Actions to reign in the governor’s emergency powers are not just limited to the state legislatures. The state Supreme courts in Wisconsin and Michigan  both handed down rulings limiting the governors’ powers.

During the height of the pandemic the Associated Press reported:

   “About half of [the 45 states considering bills to limit governors’ powers]  are  considering significant changes, such as tighter limits on how long governors’ emergency orders can last without legislative approval. …  Though the pushback is coming primarily from Republican lawmakers, it is not entirely partisan.  Republican lawmakers have sought to limit the power of Democratic governors in states such as Kansas, Kentucky and North Carolina. But they also have sought to rein in fellow Republican governors in such states as Arkansas, Idaho, Indiana, and Ohio. Some Democratic lawmakers also have pushed  back against governors of their own party, most notably limiting the ability of embattled New York Gov. Andrew Cuomo to issue new mandates.”

Nevada’s Republican Assembly members did not stand idly by as the rest of the country tried to claw a path back from the brink of economic ruin. Republican lawmakers in the Nevada Assembly also hoped  to reign in  Governor  Steve Sisolak’s emergency powers.

Assemblyman Jim Wheeler wrote a bill that would end an emergency declaration or state of emergency after 15 days unless the Legislature votes to continue it. The bill was co-sponsored by ten Republican Lawmakers and was supported by Annie Black, District 19. Let’s be real. Calling an emergency session of the Assembly to review and assist the Governor in a time of crisis should be very doable. As I remember, there was no issue doing so when money was needed for the Raiders, Hum, priorities I guess. Calm down Raider Nation – just making a point. I love you too.

Below, is the bill’s history. It was sent to the Committee on Government Affairs where it languished until it died a slow, unproductive death.

When I started this communication  I stated the growth of the powers in the Governor’s office was not  partisan. It happens with growth, however, when power remains unreviewed, and  unchecked it becomes very partisan with each party making a power grab that hurts all of the citizenry, as we recently experienced.

I believe “Heavy is the head that wears the crown.” Being the one single official, the one single, fallible human being making decisions that impact whether others have food on the table or a roof over their head is akin to a dictatorship. And ridiculous. “More heads are better than one,” is a philosophy that applies!
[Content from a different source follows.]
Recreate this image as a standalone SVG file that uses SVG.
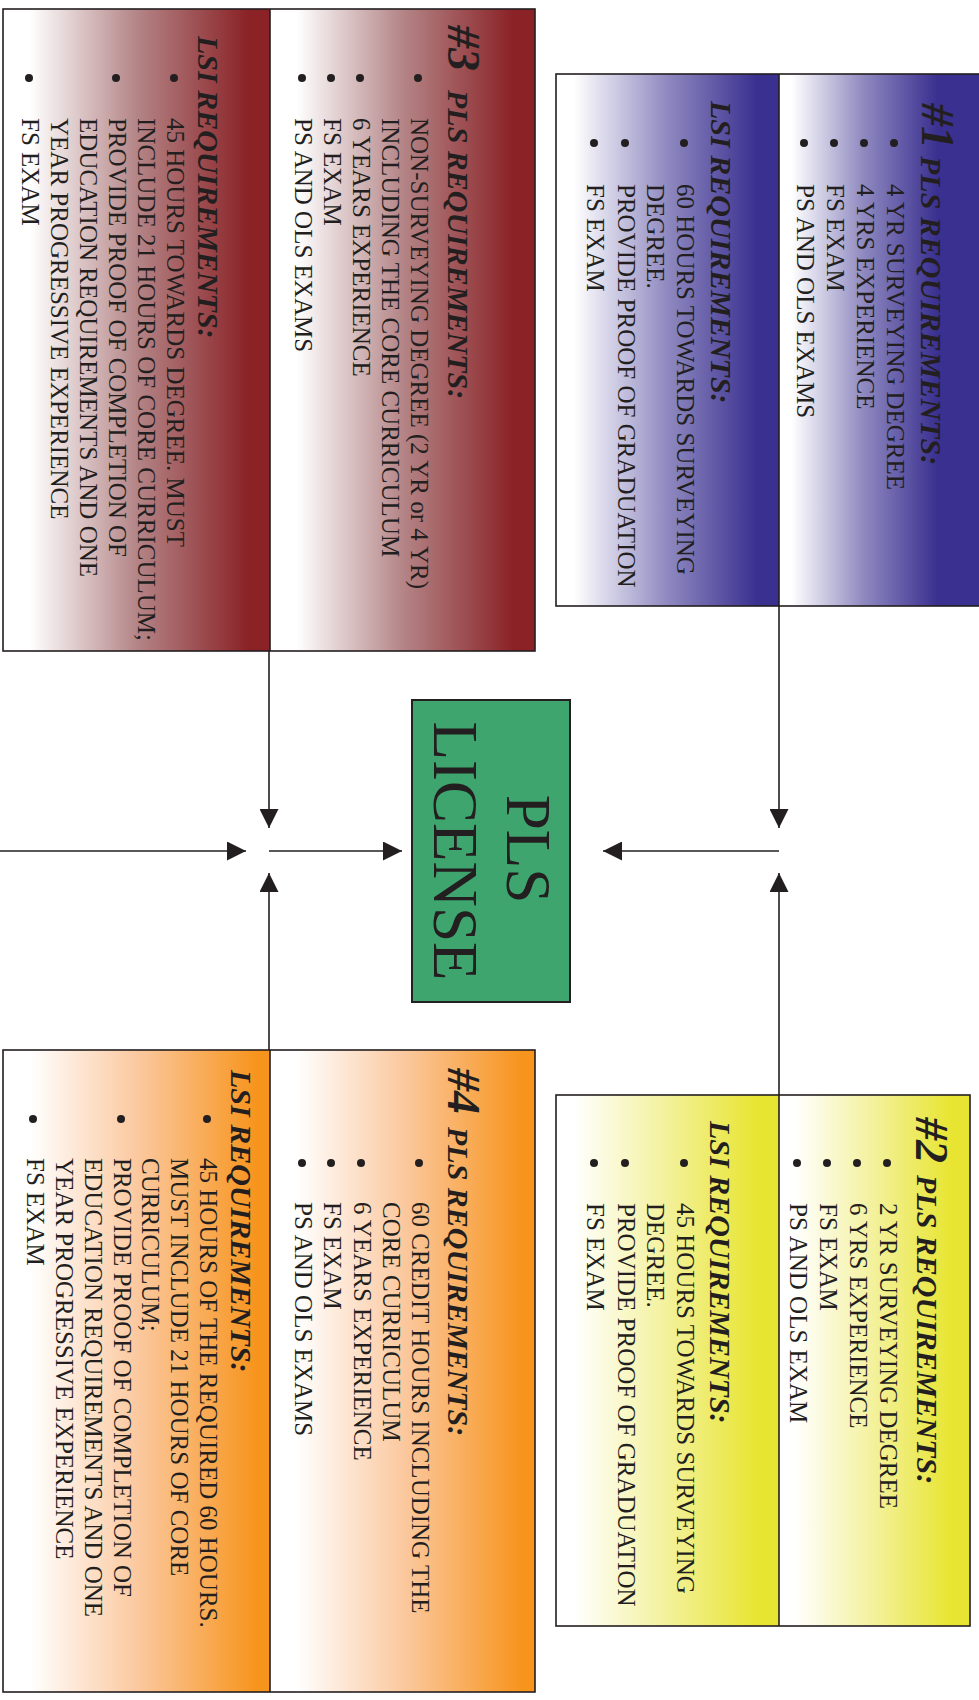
<svg xmlns="http://www.w3.org/2000/svg" width="979" height="1700" viewBox="0 0 979 1700">
<defs>
<linearGradient id="gBlue"><stop offset="0.08" stop-color="#ffffff"/><stop offset="0.5" stop-color="#8f89c0"/><stop offset="0.9" stop-color="#3a3090"/></linearGradient>
<linearGradient id="gBlueR"><stop offset="0.06" stop-color="#ffffff"/><stop offset="0.4" stop-color="#8f89c0"/><stop offset="0.75" stop-color="#3a3090"/></linearGradient>
<linearGradient id="gYel"><stop offset="0.08" stop-color="#ffffff"/><stop offset="0.5" stop-color="#f3f19a"/><stop offset="0.9" stop-color="#e8e532"/></linearGradient>
<linearGradient id="gRed"><stop offset="0.1" stop-color="#ffffff"/><stop offset="0.5" stop-color="#b48587"/><stop offset="0.92" stop-color="#8a2226"/></linearGradient>
<linearGradient id="gOra"><stop offset="0.1" stop-color="#ffffff"/><stop offset="0.5" stop-color="#fbc9a0"/><stop offset="0.95" stop-color="#f7941d"/></linearGradient>
<marker id="ah" viewBox="0 0 10 10" refX="10" refY="5" markerWidth="19" markerHeight="19" markerUnits="userSpaceOnUse" orient="auto"><path d="M0,0 L10,5 L0,10 z" fill="#231f20"/></marker>
</defs>
<style>
.t{font-family:"Liberation Serif","Times New Roman",serif;font-size:25px;fill:#231f20}
.h{font-family:"Liberation Serif","Times New Roman",serif;font-size:30px;font-weight:bold;font-style:italic;fill:#231f20}
.n{font-family:"Liberation Serif","Times New Roman",serif;font-size:46px;font-weight:bold;font-style:italic;fill:#231f20}
.g{font-family:"Liberation Serif","Times New Roman",serif;font-size:63px;fill:#231f20;text-anchor:middle}
.box{stroke:#231f20;stroke-width:1.6;fill:none}
.bul{fill:#231f20}
.c{stroke:#231f20;stroke-width:1.6;fill:none}
</style>
<rect width="979" height="1700" fill="#ffffff"/>

<g id="box1">
<rect x="556" y="74" width="223" height="532" fill="url(#gBlue)"/>
<rect x="779" y="74" width="211" height="532" fill="url(#gBlueR)"/>
<rect x="556" y="74" width="434" height="532" class="box"/>
<line x1="779" y1="74" x2="779" y2="606" class="box"/>
<circle class="bul" cx="894" cy="143" r="4"/><circle class="bul" cx="864" cy="143" r="4"/><circle class="bul" cx="834" cy="143" r="4"/><circle class="bul" cx="804" cy="143" r="4"/>
<circle class="bul" cx="684" cy="143" r="4"/><circle class="bul" cx="625" cy="143" r="4"/><circle class="bul" cx="594" cy="143" r="4"/>
<g transform="rotate(90)">
<text class="n" x="103" y="-922">#1</text>
<text class="h" x="156" y="-921">PLS REQUIREMENTS:</text>
<text class="t" x="184" y="-887">4 YR SURVEYING DEGREE</text>
<text class="t" x="184" y="-857">4 YRS EXPERIENCE</text>
<text class="t" x="184" y="-827">FS EXAM</text>
<text class="t" x="184" y="-797">PS AND OLS EXAMS</text>
<text class="h" x="101" y="-711">LSI REQUIREMENTS:</text>
<text class="t" x="184" y="-677">60 HOURS TOWARDS SURVEYING</text>
<text class="t" x="184" y="-647">DEGREE.</text>
<text class="t" x="184" y="-618">PROVIDE PROOF OF GRADUATION</text>
<text class="t" x="184" y="-587">FS EXAM</text>
</g>
</g>

<g id="box2">
<rect x="556" y="1095" width="223" height="531" fill="url(#gYel)"/>
<rect x="779" y="1095" width="191" height="531" fill="url(#gYel)"/>
<rect x="556" y="1095" width="414" height="531" class="box"/>
<line x1="779" y1="1095" x2="779" y2="1626" class="box"/>
<circle class="bul" cx="887" cy="1163" r="4"/><circle class="bul" cx="857" cy="1163" r="4"/><circle class="bul" cx="827" cy="1163" r="4"/><circle class="bul" cx="797" cy="1163" r="4"/>
<circle class="bul" cx="684" cy="1163" r="4"/><circle class="bul" cx="625" cy="1163" r="4"/><circle class="bul" cx="594" cy="1163" r="4"/>
<g transform="rotate(90)">
<text class="n" x="1117" y="-916">#2</text>
<text class="h" x="1175" y="-917">PLS REQUIREMENTS:</text>
<text class="t" x="1203" y="-880">2 YR SURVEYING DEGREE</text>
<text class="t" x="1203" y="-850">6 YRS EXPERIENCE</text>
<text class="t" x="1203" y="-820">FS EXAM</text>
<text class="t" x="1203" y="-790">PS AND OLS EXAM</text>
<text class="h" x="1121" y="-710">LSI REQUIREMENTS:</text>
<text class="t" x="1203" y="-677">45 HOURS TOWARDS SURVEYING</text>
<text class="t" x="1203" y="-647">DEGREE.</text>
<text class="t" x="1203" y="-618">PROVIDE PROOF OF GRADUATION</text>
<text class="t" x="1203" y="-587">FS EXAM</text>
</g>
</g>

<g id="box3">
<rect x="3" y="9" width="267" height="642" fill="url(#gRed)"/>
<rect x="270" y="9" width="265" height="642" fill="url(#gRed)"/>
<rect x="3" y="9" width="532" height="642" class="box"/>
<line x1="270" y1="9" x2="270" y2="651" class="box"/>
<circle class="bul" cx="418" cy="78" r="4"/><circle class="bul" cx="360" cy="78" r="4"/><circle class="bul" cx="331" cy="78" r="4"/><circle class="bul" cx="302" cy="78" r="4"/>
<circle class="bul" cx="174" cy="78" r="4"/><circle class="bul" cx="116" cy="78" r="4"/><circle class="bul" cx="29" cy="78" r="4"/>
<g transform="rotate(90)">
<text class="n" x="25" y="-448">#3</text>
<text class="h" x="90" y="-448">PLS REQUIREMENTS:</text>
<text class="t" x="118" y="-411">NON-SURVEYING DEGREE (2 YR or 4 YR)</text>
<text class="t" x="118" y="-382">INCLUDING THE CORE CURRICULUM</text>
<text class="t" x="118" y="-353">6 YEARS EXPERIENCE</text>
<text class="t" x="118" y="-324">FS EXAM</text>
<text class="t" x="118" y="-295">PS AND OLS EXAMS</text>
<text class="h" x="36" y="-198">LSI REQUIREMENTS:</text>
<text class="t" x="118" y="-167">45 HOURS TOWARDS DEGREE. MUST</text>
<text class="t" x="118" y="-138">INCLUDE 21 HOURS OF CORE CURRICULUM;</text>
<text class="t" x="118" y="-109">PROVIDE PROOF OF COMPLETION OF</text>
<text class="t" x="118" y="-80">EDUCATION REQUIREMENTS AND ONE</text>
<text class="t" x="118" y="-51">YEAR PROGRESSIVE EXPERIENCE</text>
<text class="t" x="118" y="-22">FS EXAM</text>
</g>
</g>

<g id="box4">
<rect x="3" y="1050" width="267" height="642" fill="url(#gOra)"/>
<rect x="270" y="1050" width="265" height="642" fill="url(#gOra)"/>
<rect x="3" y="1050" width="532" height="642" class="box"/>
<line x1="270" y1="1050" x2="270" y2="1692" class="box"/>
<circle class="bul" cx="419" cy="1163" r="4"/><circle class="bul" cx="361" cy="1163" r="4"/><circle class="bul" cx="331" cy="1163" r="4"/><circle class="bul" cx="302" cy="1163" r="4"/>
<circle class="bul" cx="207" cy="1119" r="4"/><circle class="bul" cx="121" cy="1119" r="4"/><circle class="bul" cx="33" cy="1119" r="4"/>
<g transform="rotate(90)">
<text class="n" x="1068" y="-448">#4</text>
<text class="h" x="1127" y="-448">PLS REQUIREMENTS:</text>
<text class="t" x="1202" y="-412">60 CREDIT HOURS INCLUDING THE</text>
<text class="t" x="1202" y="-383">CORE CURRICULUM</text>
<text class="t" x="1202" y="-354">6 YEARS EXPERIENCE</text>
<text class="t" x="1202" y="-324">FS EXAM</text>
<text class="t" x="1202" y="-295">PS AND OLS EXAMS</text>
<text class="h" x="1070" y="-231">LSI REQUIREMENTS:</text>
<text class="t" x="1158" y="-200">45 HOURS OF THE REQUIRED 60 HOURS.</text>
<text class="t" x="1158" y="-171">MUST INCLUDE 21 HOURS OF CORE</text>
<text class="t" x="1158" y="-142">CURRICULUM;</text>
<text class="t" x="1158" y="-114">PROVIDE PROOF OF COMPLETION OF</text>
<text class="t" x="1158" y="-85">EDUCATION REQUIREMENTS AND ONE</text>
<text class="t" x="1158" y="-56">YEAR PROGRESSIVE EXPERIENCE</text>
<text class="t" x="1158" y="-27">FS EXAM</text>
</g>
</g>

<g id="license">
<rect x="412" y="700" width="158" height="302" fill="#3da56d" stroke="#231f20" stroke-width="2"/>
<g transform="rotate(90)">
<text class="g" x="849" y="-507">PLS</text>
<text class="g" x="851" y="-434">LICENSE</text>
</g>
</g>

<g id="connectors">
<path class="c" d="M269,651 L269,828" marker-end="url(#ah)"/>
<path class="c" d="M269,1050 L269,873" marker-end="url(#ah)"/>
<path class="c" d="M779,606 L779,828" marker-end="url(#ah)"/>
<path class="c" d="M779,1095 L779,873" marker-end="url(#ah)"/>
<path class="c" d="M0,851 L246,851" marker-end="url(#ah)"/>
<path class="c" d="M269,851 L402,851" marker-end="url(#ah)"/>
<path class="c" d="M779,851 L603,851" marker-end="url(#ah)"/>
</g>
</svg>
Democrat or Republican, we should be able to understand and embrace the concept of granting authority for immediate action that is  subject to review. I will never believe that there is not wisdom on both sides of the aisle that could  have benefitted all Nevadans subject to all parties participating in constructive, educated nonpartisan review of the decisions the Governor made. Surely there was  voices other than a few Republicans that could understand that more options needed to be considered before we came just short of destroyed our economy, damaging small business’ beyond repair, and impeding our children’s ability to  excel in school.

No single fallible, flawed man or woman has the wisdom of King Solomon. If we work within a structure that limits power without accountability ,we will come a damn sight closer.